(Dataset records)

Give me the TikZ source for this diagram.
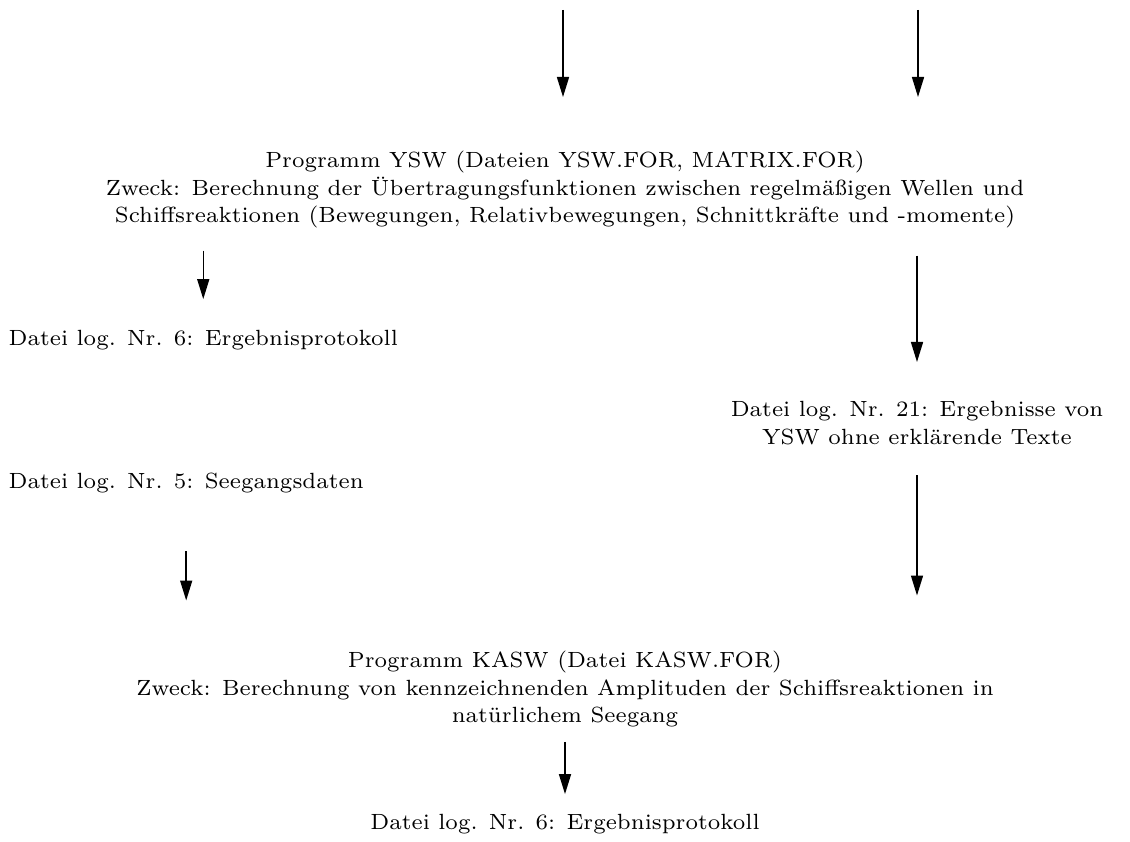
\documentclass[tikz,border=0pt]{standalone}
\usetikzlibrary{arrows.meta}
\begin{document}
\begin{tikzpicture}[x=1pt,y=-1pt,
  txt/.style={inner sep=0pt,font=\fontsize{7}{8.75}\selectfont,align=center,scale=3.142857,transform shape},
  arr/.style={line width=1.5pt,-{Triangle[length=20pt,width=12pt]}}]
\useasboundingbox (0,0) rectangle (1130,842);
% top free starts
\coordinate (t1) at (563,10);
\coordinate (t2) at (918,10);
% nodes
\node[txt,anchor=north] (ysw) at (565,150.5) {Programm YSW (Dateien YSW.FOR, MATRIX.FOR)\\
Zweck: Berechnung der Übertragungsfunktionen zwischen regelmäßigen Wellen und\\
Schiffsreaktionen (Bewegungen, Relativbewegungen, Schnittkräfte und -momente)};
\node[txt,anchor=base west] (out6) at (8,345) {Datei log. Nr. 6: Ergebnisprotokoll};
\node[txt,anchor=north] (nr21) at (917,401) {Datei log. Nr. 21: Ergebnisse von\\
YSW ohne erklärende Texte};
\node[txt,anchor=base west] (nr5) at (8,488) {Datei log. Nr. 5: Seegangsdaten};
\node[txt,anchor=north] (kasw) at (565,650.5) {Programm KASW (Datei KASW.FOR)\\
Zweck: Berechnung von kennzeichnenden Amplituden der Schiffsreaktionen in\\
natürlichem Seegang};
\node[txt,anchor=base] (fin) at (565,829) {Datei log. Nr. 6: Ergebnisprotokoll};
% connectors
\draw[arr,shorten >=53.5pt] (t1) -- (t1 |- ysw.north);
\draw[arr,shorten >=53.5pt] (t2) -- (t2 |- ysw.north);
\draw[arr,shorten <=22pt,shorten >=30pt] (out6.north |- ysw.south) -- (out6.north);
\draw[arr,shorten <=27pt,shorten >=39pt] (nr21.north |- ysw.south) -- (nr21.north);
\draw[arr,shorten <=30pt,shorten >=55pt] (nr21.south) -- (nr21.south |- kasw.north);
\draw[arr,shorten <=58pt,shorten >=50pt] (nr5.south) -- (nr5.south |- kasw.north);
\draw[arr,shorten <=14pt,shorten >=19pt] (kasw.south) -- (fin.north);
\end{tikzpicture}
\end{document}
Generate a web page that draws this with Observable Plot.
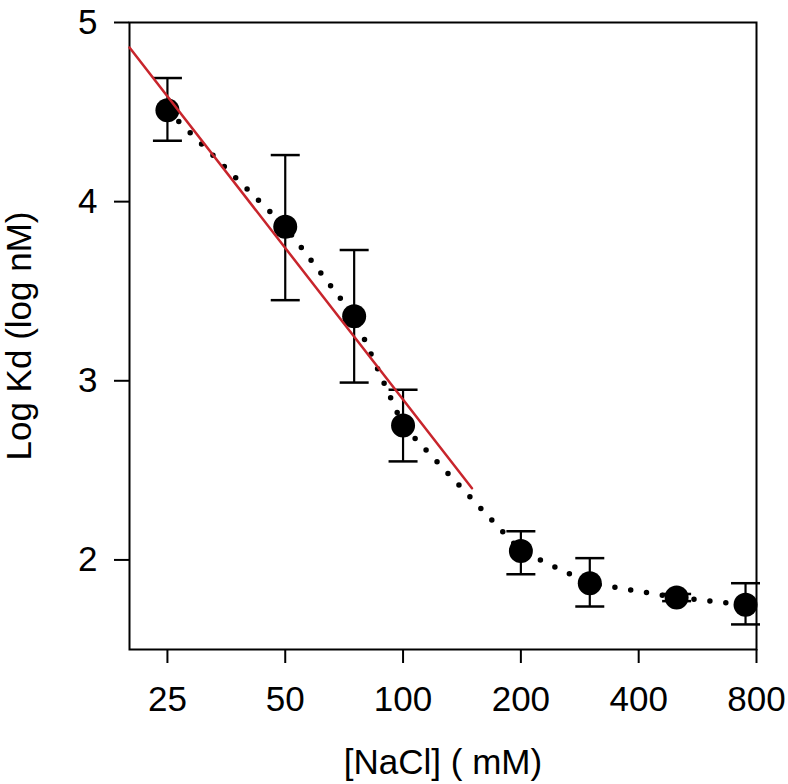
<!DOCTYPE html>
<html>
<head>
<meta charset="utf-8">
<script src="https://cdn.jsdelivr.net/npm/d3@7"></script>
<script src="https://cdn.jsdelivr.net/npm/@observablehq/plot@0.6"></script>
<style>
  html, body { margin: 0; padding: 0; background: #fff; }
</style>
</head>
<body>
<div id="chart"></div>
<script>
// [NaCl] (mM)
const conc = [25, 50, 75, 100, 200, 300, 500, 750];
// Log Kd (log nM)
const logKd = [4.51, 3.86, 3.36, 2.75, 2.05, 1.87, 1.79, 1.75];
const errLow = [4.34, 3.45, 2.99, 2.55, 1.92, 1.74, 1.77, 1.64];
const errHigh = [4.69, 4.26, 3.73, 2.95, 2.16, 2.01, 1.81, 1.87];
// linear fit (red line)
const fitConc = [20, 150];
const fitLogKd = [4.86, 2.40];
// ticks
const xTicks = [25, 50, 100, 200, 400, 800];
const yTicks = [2, 3, 4, 5];

const data = conc.map((c, i) => ({c, v: logKd[i], lo: errLow[i], hi: errHigh[i]}));
const fit = fitConc.map((c, i) => ({c, v: fitLogKd[i]}));

const capSymbol = {
  draw(context, size) {
    const w = Math.sqrt(size / Math.PI);
    context.moveTo(-w, 0);
    context.lineTo(w, 0);
  }
};

const font = "'Liberation Sans', Arial, Helvetica, sans-serif";

const chart = Plot.plot({
  width: 788,
  height: 784,
  marginLeft: 129,
  marginRight: 32,
  marginTop: 22,
  marginBottom: 135,
  style: {fontFamily: font, fontSize: "35px", background: "#fff", color: "#000", overflow: "visible"},
  x: {type: "log", base: 2, domain: [20, 800]},
  y: {domain: [1.5, 5]},
  marks: [
    Plot.frame({stroke: "#000", strokeWidth: 2}),
    Plot.axisX({
      ticks: xTicks, tickFormat: d => String(d), tickSize: 14, tickPadding: 23,
      strokeWidth: 2, fontSize: 35, label: "[NaCl] ( mM)", labelAnchor: "center",
      labelArrow: "none", labelOffset: 124
    }),
    Plot.axisY({
      ticks: yTicks, tickFormat: d => String(d), tickSize: 15, tickPadding: 17,
      strokeWidth: 2, fontSize: 35, label: "Log Kd (log nM)", labelAnchor: "center",
      labelArrow: "none", labelOffset: 123
    }),
    Plot.line(data, {x: "c", y: "v", stroke: "#000", strokeWidth: 5.5, strokeDasharray: "0 16", strokeLinecap: "round"}),
    Plot.ruleX(data, {x: "c", y1: "lo", y2: "hi", stroke: "#000", strokeWidth: 2.2}),
    Plot.dot(data, {x: "c", y: "hi", symbol: capSymbol, r: 14.5, fill: "none", stroke: "#000", strokeWidth: 2.5}),
    Plot.dot(data, {x: "c", y: "lo", symbol: capSymbol, r: 14.5, fill: "none", stroke: "#000", strokeWidth: 2.5}),
    Plot.dot(data, {x: "c", y: "v", r: 12, fill: "#000", stroke: "none"}),
    Plot.line(fit, {x: "c", y: "v", stroke: "#c8252c", strokeWidth: 2.5})
  ]
});
document.getElementById("chart").appendChild(chart);
</script>
</body>
</html>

* **WRITTEN TASK**
Reproduce all entries without any change, and omit the pictures.

* **FULL RESPONSE**
Give me the TikZ source for this diagram.
\documentclass[tikz,border=0pt]{standalone}
\usetikzlibrary{arrows.meta}
\begin{document}
\begin{tikzpicture}[x=1pt,y=-1pt,
  txt/.style={inner sep=0pt,font=\fontsize{7}{8.75}\selectfont,align=center,scale=3.142857,transform shape},
  arr/.style={line width=1.5pt,-{Triangle[length=20pt,width=12pt]}}]
\useasboundingbox (0,0) rectangle (1130,842);
% top free starts
\coordinate (t1) at (563,10);
\coordinate (t2) at (918,10);
% nodes
\node[txt,anchor=north] (ysw) at (565,150.5) {Programm YSW (Dateien YSW.FOR, MATRIX.FOR)\\
Zweck: Berechnung der Übertragungsfunktionen zwischen regelmäßigen Wellen und\\
Schiffsreaktionen (Bewegungen, Relativbewegungen, Schnittkräfte und -momente)};
\node[txt,anchor=base west] (out6) at (8,345) {Datei log. Nr. 6: Ergebnisprotokoll};
\node[txt,anchor=north] (nr21) at (917,401) {Datei log. Nr. 21: Ergebnisse von\\
YSW ohne erklärende Texte};
\node[txt,anchor=base west] (nr5) at (8,488) {Datei log. Nr. 5: Seegangsdaten};
\node[txt,anchor=north] (kasw) at (565,650.5) {Programm KASW (Datei KASW.FOR)\\
Zweck: Berechnung von kennzeichnenden Amplituden der Schiffsreaktionen in\\
natürlichem Seegang};
\node[txt,anchor=base] (fin) at (565,829) {Datei log. Nr. 6: Ergebnisprotokoll};
% connectors
\draw[arr,shorten >=53.5pt] (t1) -- (t1 |- ysw.north);
\draw[arr,shorten >=53.5pt] (t2) -- (t2 |- ysw.north);
\draw[arr,shorten <=22pt,shorten >=30pt] (out6.north |- ysw.south) -- (out6.north);
\draw[arr,shorten <=27pt,shorten >=39pt] (nr21.north |- ysw.south) -- (nr21.north);
\draw[arr,shorten <=30pt,shorten >=55pt] (nr21.south) -- (nr21.south |- kasw.north);
\draw[arr,shorten <=58pt,shorten >=50pt] (nr5.south) -- (nr5.south |- kasw.north);
\draw[arr,shorten <=14pt,shorten >=19pt] (kasw.south) -- (fin.north);
\end{tikzpicture}
\end{document}
Generate a web page that draws this with Observable Plot.
<!DOCTYPE html>
<html>
<head>
<meta charset="utf-8">
<script src="https://cdn.jsdelivr.net/npm/d3@7"></script>
<script src="https://cdn.jsdelivr.net/npm/@observablehq/plot@0.6"></script>
<style>
  html, body { margin: 0; padding: 0; background: #fff; }
</style>
</head>
<body>
<div id="chart"></div>
<script>
// [NaCl] (mM)
const conc = [25, 50, 75, 100, 200, 300, 500, 750];
// Log Kd (log nM)
const logKd = [4.51, 3.86, 3.36, 2.75, 2.05, 1.87, 1.79, 1.75];
const errLow = [4.34, 3.45, 2.99, 2.55, 1.92, 1.74, 1.77, 1.64];
const errHigh = [4.69, 4.26, 3.73, 2.95, 2.16, 2.01, 1.81, 1.87];
// linear fit (red line)
const fitConc = [20, 150];
const fitLogKd = [4.86, 2.40];
// ticks
const xTicks = [25, 50, 100, 200, 400, 800];
const yTicks = [2, 3, 4, 5];

const data = conc.map((c, i) => ({c, v: logKd[i], lo: errLow[i], hi: errHigh[i]}));
const fit = fitConc.map((c, i) => ({c, v: fitLogKd[i]}));

const capSymbol = {
  draw(context, size) {
    const w = Math.sqrt(size / Math.PI);
    context.moveTo(-w, 0);
    context.lineTo(w, 0);
  }
};

const font = "'Liberation Sans', Arial, Helvetica, sans-serif";

const chart = Plot.plot({
  width: 788,
  height: 784,
  marginLeft: 129,
  marginRight: 32,
  marginTop: 22,
  marginBottom: 135,
  style: {fontFamily: font, fontSize: "35px", background: "#fff", color: "#000", overflow: "visible"},
  x: {type: "log", base: 2, domain: [20, 800]},
  y: {domain: [1.5, 5]},
  marks: [
    Plot.frame({stroke: "#000", strokeWidth: 2}),
    Plot.axisX({
      ticks: xTicks, tickFormat: d => String(d), tickSize: 14, tickPadding: 23,
      strokeWidth: 2, fontSize: 35, label: "[NaCl] ( mM)", labelAnchor: "center",
      labelArrow: "none", labelOffset: 124
    }),
    Plot.axisY({
      ticks: yTicks, tickFormat: d => String(d), tickSize: 15, tickPadding: 17,
      strokeWidth: 2, fontSize: 35, label: "Log Kd (log nM)", labelAnchor: "center",
      labelArrow: "none", labelOffset: 123
    }),
    Plot.line(data, {x: "c", y: "v", stroke: "#000", strokeWidth: 5.5, strokeDasharray: "0 16", strokeLinecap: "round"}),
    Plot.ruleX(data, {x: "c", y1: "lo", y2: "hi", stroke: "#000", strokeWidth: 2.2}),
    Plot.dot(data, {x: "c", y: "hi", symbol: capSymbol, r: 14.5, fill: "none", stroke: "#000", strokeWidth: 2.5}),
    Plot.dot(data, {x: "c", y: "lo", symbol: capSymbol, r: 14.5, fill: "none", stroke: "#000", strokeWidth: 2.5}),
    Plot.dot(data, {x: "c", y: "v", r: 12, fill: "#000", stroke: "none"}),
    Plot.line(fit, {x: "c", y: "v", stroke: "#c8252c", strokeWidth: 2.5})
  ]
});
document.getElementById("chart").appendChild(chart);
</script>
</body>
</html>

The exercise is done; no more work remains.